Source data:
** Start **
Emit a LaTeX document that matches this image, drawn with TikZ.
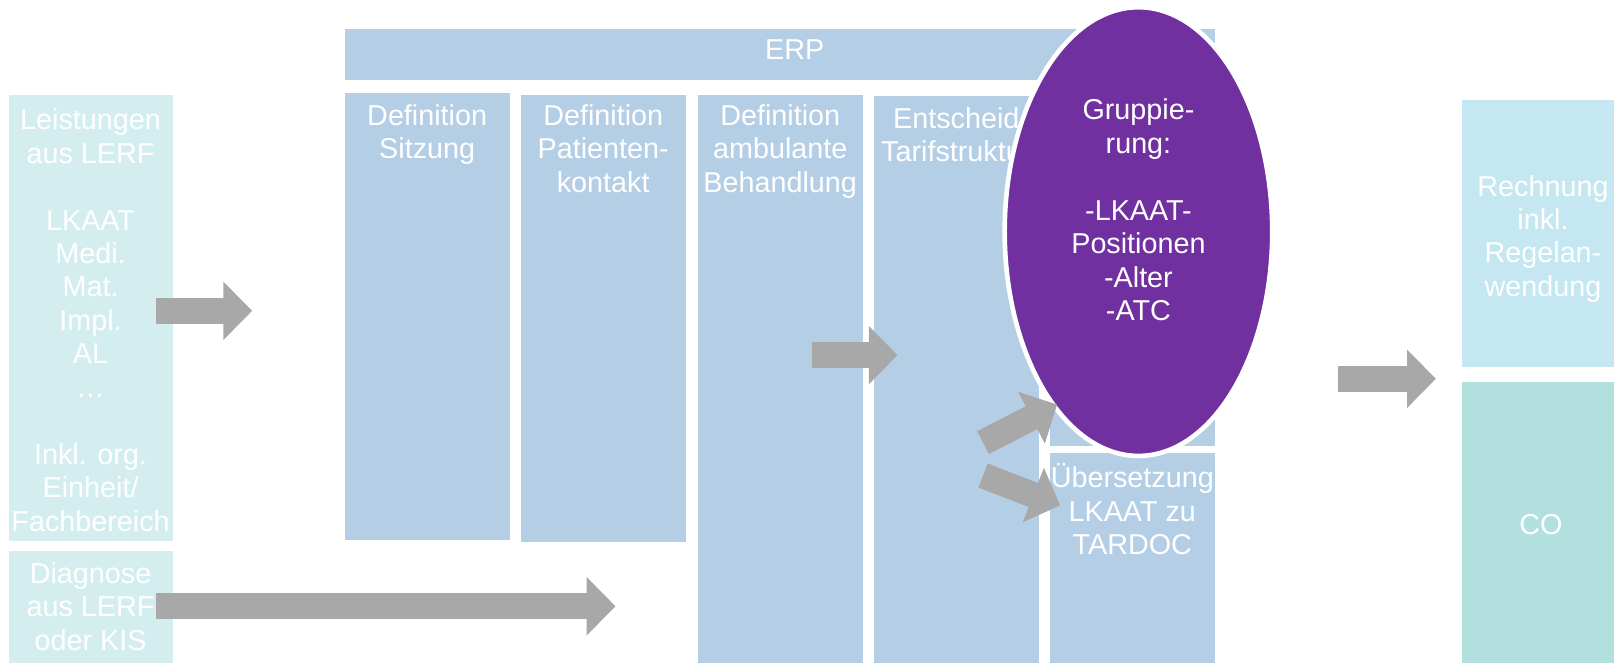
\documentclass[tikz,border=0pt]{standalone}
\usepackage{fontspec}
\setmainfont{Liberation Sans}
\usetikzlibrary{arrows.meta,shapes.geometric}
\definecolor{erpblue}{HTML}{B4CEE6}
\definecolor{lerfcyan}{HTML}{D4EEF0}
\definecolor{rechblue}{HTML}{C4E7F1}
\definecolor{coteal}{HTML}{B1E0DF}
\definecolor{gruppviolett}{HTML}{7030A0}
\definecolor{pfeilgrau}{HTML}{A8A8A8}

\begin{document}
\begin{tikzpicture}[
  x = 0.02cm, y = -0.02cm,
  every node/.style = {font=\fontsize{15.9}{18.5}\selectfont, text=white, align=center, inner sep=0pt},
  box/.style = {fill=#1, anchor=north west, minimum width=3.2cm},
  txt/.style = {anchor=north},
  flow/.style = {pfeilgrau, line width=0.5cm, -{Triangle[length=0.56cm, width=1.1cm]}}
  ]
  \useasboundingbox (0,0) rectangle (1568,644);
  % linke Spalte
  \node[box=lerfcyan, minimum height=8.66cm] (lerf) at (8,92) {};
  \node (lerftxt) at (88,311) {Leistungen\\aus LERF\\[18.5pt]LKAAT\\Medi.\\Mat.\\Impl.\\AL\\…\\[18.5pt]Inkl. org.\\Einheit/\\Fachbereich};
  \node[box=lerfcyan, minimum height=2.18cm] (diag) at (8,535) {};
  \node[txt] (diagtxt) at (88,546) {Diagnose\\aus LERF\\oder KIS};
  % ERP
  \node[box=erpblue, minimum width=16.9cm, minimum height=0.98cm] (erp) at (335,28) {};
  \node (erptxt) at (772,48) {ERP};
  \node[box=erpblue, minimum height=8.68cm] (sitzung) at (335,90) {};
  \node[txt] (sitzungtxt) at (415,101) {Definition\\Sitzung};
  \node[box=erpblue, minimum height=8.68cm] (kontakt) at (506,92) {};
  \node[txt] (kontakttxt) at (586,101) {Definition\\Patienten-\\kontakt};
  \node[box=erpblue, minimum height=11.04cm] (ambulant) at (678,92) {};
  \node[txt] (ambulanttxt) at (758,101) {Definition\\ambulante\\Behandlung};
  \node[box=erpblue, minimum height=11.02cm] (tarif) at (849,93) {};
  \node[txt] (tariftxt) at (929,104) {Entscheid\\Tarifstruktur};
  \node[box=erpblue, minimum height=6.8cm] (gruppbox) at (1020,93) {};
  \node[box=erpblue, minimum height=4.08cm] (uebers) at (1020,440) {};
  \node[txt] (uebertxt) at (1100,450) {Übersetzung\\LKAAT zu\\TARDOC};
  % Gruppierung
  \node[ellipse, fill=gruppviolett, draw=white, line width=0.09cm,
    minimum width=5.2cm, minimum height=8.72cm] (grupp) at (1106,225) {};
  \node (grupptxt) at (1106,204) {Gruppie-\\rung:\\[18.5pt]-LKAAT-\\Positionen\\-Alter\\-ATC};
  % rechte Spalte
  \node[box=rechblue, minimum width=2.96cm, minimum height=5.18cm] (rechnung) at (1420,97) {};
  \node (rechtxt) at (1499,232) {Rechnung\\inkl.\\Regelan-\\wendung};
  \node[box=coteal, minimum width=2.96cm, minimum height=5.46cm] (co) at (1420,371) {};
  \node (cotxt) at (1497,510) {CO};
  % Pfeile
  \coordinate (p1a) at (152,302);  \coordinate (p1b) at (245,302);
  \coordinate (p2a) at (152,589);  \coordinate (p2b) at (598,589);
  \coordinate (p3a) at (789,345);  \coordinate (p3b) at (872,345);
  \coordinate (p4a) at (1300,368); \coordinate (p4b) at (1395,368);
  \coordinate (p5a) at (955,430);  \coordinate (p5b) at (1027,393);
  \coordinate (p6a) at (955,462);  \coordinate (p6b) at (1030,491);
  \draw[flow] (p1a) -- (p1b);
  \draw[flow] (p2a) -- (p2b);
  \draw[flow] (p3a) -- (p3b);
  \draw[flow] (p4a) -- (p4b);
  \draw[flow] (p5a) -- (p5b);
  \draw[flow] (p6a) -- (p6b);
\end{tikzpicture}
\end{document}
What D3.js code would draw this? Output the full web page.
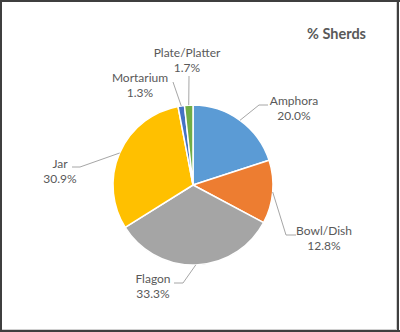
<!DOCTYPE html>
<html>
<head>
<meta charset="utf-8">
<script src="https://cdn.jsdelivr.net/npm/d3@7"></script>
<style>
  html, body { margin: 0; padding: 0; background: #fff; }
  svg { display: block; }
  text { font-family: Lato, "Open Sans", sans-serif; fill: #595959; }
</style>
</head>
<body>
<svg id="chart" width="400" height="332"></svg>
<script>
// Share of sherds by vessel type
const categories = ["Amphora", "Bowl/Dish", "Flagon", "Jar", "Mortarium", "Plate/Platter"];
const percents = [20.0, 12.8, 33.3, 30.9, 1.3, 1.7];
const colors = ["#5B9BD5", "#ED7D31", "#A5A5A5", "#FFC000", "#4472C4", "#70AD47"];
const title = "% Sherds";

// Label layout: text centre, first baseline, and leader elbow / end points
const labelLayout = {
  "Amphora":       { x: 294, y: 105, elbow: [259, 105], end: [268, 105] },
  "Bowl/Dish":     { x: 324, y: 235, elbow: [286, 235], end: [296, 235] },
  "Flagon":        { x: 153, y: 283, elbow: [183, 283], end: [174, 283] },
  "Jar":           { x: 60,  y: 168, elbow: [80, 167],  end: [72, 167] },
  "Mortarium":     { x: 140, y: 82,  elbow: null,       end: [173, 82] },
  "Plate/Platter": { x: 187, y: 57,  elbow: null,       end: [189, 76] }
};

const svg = d3.select("#chart");
const W = 400, H = 332;
const cx = 193, cy = 185, R = 80;

// Frame
svg.append("rect").attr("x", 0).attr("y", 0).attr("width", W).attr("height", H).attr("fill", "#fff");
svg.append("path")
  .attr("d", `M396.5,1 V329.5 H1`)
  .attr("fill", "none").attr("stroke", "#d0d0d0").attr("stroke-width", 1);
svg.append("path")
  .attr("d", `M1,0 V331 M0,1 H400 M398,0 V332 M0,331 H400`)
  .attr("fill", "none").attr("stroke", "#3f3f3f").attr("stroke-width", 2);

// Title
svg.append("text")
  .attr("x", 366).attr("y", 39)
  .attr("text-anchor", "end")
  .style("font-size", "14.5px").style("font-weight", "bold")
  .text(title);

const data = categories.map((c, i) => ({ category: c, value: percents[i], color: colors[i] }));

const pie = d3.pie().value(d => d.value).sort(null);
const arcs = pie(data);
const arc = d3.arc().innerRadius(0).outerRadius(R);

const g = svg.append("g").attr("transform", `translate(${cx},${cy})`);

g.selectAll("path.slice")
  .data(arcs)
  .join("path")
  .attr("class", "slice")
  .attr("d", arc)
  .attr("fill", d => d.data.color)
  .attr("stroke", "#fff")
  .attr("stroke-width", 1.5)
  .attr("stroke-linejoin", "round");

// Leader lines from slice mid-angle on the rim
arcs.forEach(a => {
  const L = labelLayout[a.data.category];
  const mid = (a.startAngle + a.endAngle) / 2;
  const sx = cx + R * Math.sin(mid), sy = cy - R * Math.cos(mid);
  const pts = [[sx, sy]];
  if (L.elbow) pts.push(L.elbow);
  pts.push(L.end);
  svg.append("path")
    .attr("d", d3.line()(pts))
    .attr("fill", "none")
    .attr("stroke", "#a6a6a6")
    .attr("stroke-width", 1);

  const t = svg.append("text")
    .attr("text-anchor", "middle")
    .style("font-size", "12px");
  t.append("tspan").attr("x", L.x).attr("y", L.y).text(a.data.category);
  t.append("tspan").attr("x", L.x).attr("y", L.y + 14.5).text(d3.format(".1f")(a.data.value) + "%");
});
</script>
</body>
</html>
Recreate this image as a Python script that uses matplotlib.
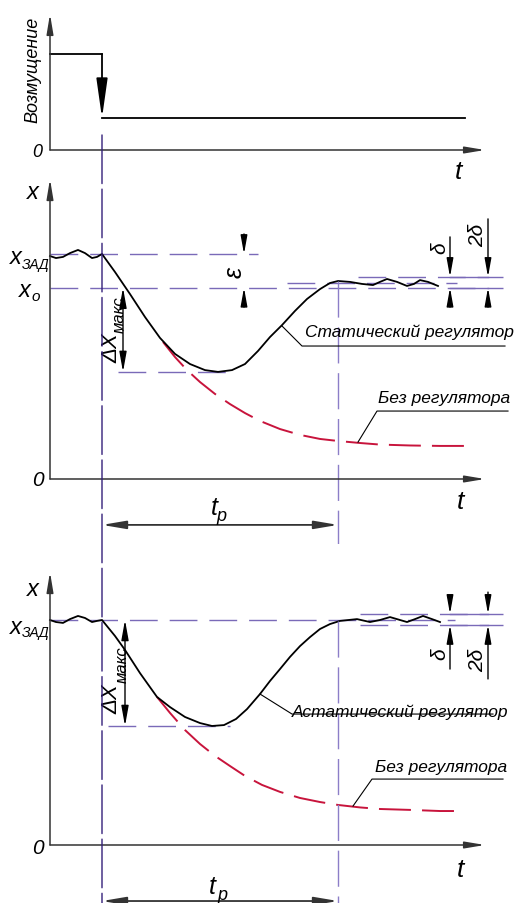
** End **
* TASK
The listing above must be printed again exactly, minus its pictures.

* WRITTEN SOLUTION
Emit a LaTeX document that matches this image, drawn with TikZ.
\documentclass[tikz,border=0pt]{standalone}
\usepackage{fontspec}
\setmainfont{Liberation Sans}
\usetikzlibrary{arrows.meta,shapes.geometric}
\definecolor{erpblue}{HTML}{B4CEE6}
\definecolor{lerfcyan}{HTML}{D4EEF0}
\definecolor{rechblue}{HTML}{C4E7F1}
\definecolor{coteal}{HTML}{B1E0DF}
\definecolor{gruppviolett}{HTML}{7030A0}
\definecolor{pfeilgrau}{HTML}{A8A8A8}

\begin{document}
\begin{tikzpicture}[
  x = 0.02cm, y = -0.02cm,
  every node/.style = {font=\fontsize{15.9}{18.5}\selectfont, text=white, align=center, inner sep=0pt},
  box/.style = {fill=#1, anchor=north west, minimum width=3.2cm},
  txt/.style = {anchor=north},
  flow/.style = {pfeilgrau, line width=0.5cm, -{Triangle[length=0.56cm, width=1.1cm]}}
  ]
  \useasboundingbox (0,0) rectangle (1568,644);
  % linke Spalte
  \node[box=lerfcyan, minimum height=8.66cm] (lerf) at (8,92) {};
  \node (lerftxt) at (88,311) {Leistungen\\aus LERF\\[18.5pt]LKAAT\\Medi.\\Mat.\\Impl.\\AL\\…\\[18.5pt]Inkl. org.\\Einheit/\\Fachbereich};
  \node[box=lerfcyan, minimum height=2.18cm] (diag) at (8,535) {};
  \node[txt] (diagtxt) at (88,546) {Diagnose\\aus LERF\\oder KIS};
  % ERP
  \node[box=erpblue, minimum width=16.9cm, minimum height=0.98cm] (erp) at (335,28) {};
  \node (erptxt) at (772,48) {ERP};
  \node[box=erpblue, minimum height=8.68cm] (sitzung) at (335,90) {};
  \node[txt] (sitzungtxt) at (415,101) {Definition\\Sitzung};
  \node[box=erpblue, minimum height=8.68cm] (kontakt) at (506,92) {};
  \node[txt] (kontakttxt) at (586,101) {Definition\\Patienten-\\kontakt};
  \node[box=erpblue, minimum height=11.04cm] (ambulant) at (678,92) {};
  \node[txt] (ambulanttxt) at (758,101) {Definition\\ambulante\\Behandlung};
  \node[box=erpblue, minimum height=11.02cm] (tarif) at (849,93) {};
  \node[txt] (tariftxt) at (929,104) {Entscheid\\Tarifstruktur};
  \node[box=erpblue, minimum height=6.8cm] (gruppbox) at (1020,93) {};
  \node[box=erpblue, minimum height=4.08cm] (uebers) at (1020,440) {};
  \node[txt] (uebertxt) at (1100,450) {Übersetzung\\LKAAT zu\\TARDOC};
  % Gruppierung
  \node[ellipse, fill=gruppviolett, draw=white, line width=0.09cm,
    minimum width=5.2cm, minimum height=8.72cm] (grupp) at (1106,225) {};
  \node (grupptxt) at (1106,204) {Gruppie-\\rung:\\[18.5pt]-LKAAT-\\Positionen\\-Alter\\-ATC};
  % rechte Spalte
  \node[box=rechblue, minimum width=2.96cm, minimum height=5.18cm] (rechnung) at (1420,97) {};
  \node (rechtxt) at (1499,232) {Rechnung\\inkl.\\Regelan-\\wendung};
  \node[box=coteal, minimum width=2.96cm, minimum height=5.46cm] (co) at (1420,371) {};
  \node (cotxt) at (1497,510) {CO};
  % Pfeile
  \coordinate (p1a) at (152,302);  \coordinate (p1b) at (245,302);
  \coordinate (p2a) at (152,589);  \coordinate (p2b) at (598,589);
  \coordinate (p3a) at (789,345);  \coordinate (p3b) at (872,345);
  \coordinate (p4a) at (1300,368); \coordinate (p4b) at (1395,368);
  \coordinate (p5a) at (955,430);  \coordinate (p5b) at (1027,393);
  \coordinate (p6a) at (955,462);  \coordinate (p6b) at (1030,491);
  \draw[flow] (p1a) -- (p1b);
  \draw[flow] (p2a) -- (p2b);
  \draw[flow] (p3a) -- (p3b);
  \draw[flow] (p4a) -- (p4b);
  \draw[flow] (p5a) -- (p5b);
  \draw[flow] (p6a) -- (p6b);
\end{tikzpicture}
\end{document}
What D3.js code would draw this? Output the full web page.
<!DOCTYPE html>
<html>
<head>
<meta charset="utf-8">
<script src="https://cdn.jsdelivr.net/npm/d3@7"></script>
<style>
  html, body { margin: 0; padding: 0; background: #fff; }
  svg { display: block; }
  text { font-family: Lato, "Open Sans", sans-serif; fill: #595959; }
</style>
</head>
<body>
<svg id="chart" width="400" height="332"></svg>
<script>
// Share of sherds by vessel type
const categories = ["Amphora", "Bowl/Dish", "Flagon", "Jar", "Mortarium", "Plate/Platter"];
const percents = [20.0, 12.8, 33.3, 30.9, 1.3, 1.7];
const colors = ["#5B9BD5", "#ED7D31", "#A5A5A5", "#FFC000", "#4472C4", "#70AD47"];
const title = "% Sherds";

// Label layout: text centre, first baseline, and leader elbow / end points
const labelLayout = {
  "Amphora":       { x: 294, y: 105, elbow: [259, 105], end: [268, 105] },
  "Bowl/Dish":     { x: 324, y: 235, elbow: [286, 235], end: [296, 235] },
  "Flagon":        { x: 153, y: 283, elbow: [183, 283], end: [174, 283] },
  "Jar":           { x: 60,  y: 168, elbow: [80, 167],  end: [72, 167] },
  "Mortarium":     { x: 140, y: 82,  elbow: null,       end: [173, 82] },
  "Plate/Platter": { x: 187, y: 57,  elbow: null,       end: [189, 76] }
};

const svg = d3.select("#chart");
const W = 400, H = 332;
const cx = 193, cy = 185, R = 80;

// Frame
svg.append("rect").attr("x", 0).attr("y", 0).attr("width", W).attr("height", H).attr("fill", "#fff");
svg.append("path")
  .attr("d", `M396.5,1 V329.5 H1`)
  .attr("fill", "none").attr("stroke", "#d0d0d0").attr("stroke-width", 1);
svg.append("path")
  .attr("d", `M1,0 V331 M0,1 H400 M398,0 V332 M0,331 H400`)
  .attr("fill", "none").attr("stroke", "#3f3f3f").attr("stroke-width", 2);

// Title
svg.append("text")
  .attr("x", 366).attr("y", 39)
  .attr("text-anchor", "end")
  .style("font-size", "14.5px").style("font-weight", "bold")
  .text(title);

const data = categories.map((c, i) => ({ category: c, value: percents[i], color: colors[i] }));

const pie = d3.pie().value(d => d.value).sort(null);
const arcs = pie(data);
const arc = d3.arc().innerRadius(0).outerRadius(R);

const g = svg.append("g").attr("transform", `translate(${cx},${cy})`);

g.selectAll("path.slice")
  .data(arcs)
  .join("path")
  .attr("class", "slice")
  .attr("d", arc)
  .attr("fill", d => d.data.color)
  .attr("stroke", "#fff")
  .attr("stroke-width", 1.5)
  .attr("stroke-linejoin", "round");

// Leader lines from slice mid-angle on the rim
arcs.forEach(a => {
  const L = labelLayout[a.data.category];
  const mid = (a.startAngle + a.endAngle) / 2;
  const sx = cx + R * Math.sin(mid), sy = cy - R * Math.cos(mid);
  const pts = [[sx, sy]];
  if (L.elbow) pts.push(L.elbow);
  pts.push(L.end);
  svg.append("path")
    .attr("d", d3.line()(pts))
    .attr("fill", "none")
    .attr("stroke", "#a6a6a6")
    .attr("stroke-width", 1);

  const t = svg.append("text")
    .attr("text-anchor", "middle")
    .style("font-size", "12px");
  t.append("tspan").attr("x", L.x).attr("y", L.y).text(a.data.category);
  t.append("tspan").attr("x", L.x).attr("y", L.y + 14.5).text(d3.format(".1f")(a.data.value) + "%");
});
</script>
</body>
</html>
Recreate this image as a Python script that uses matplotlib.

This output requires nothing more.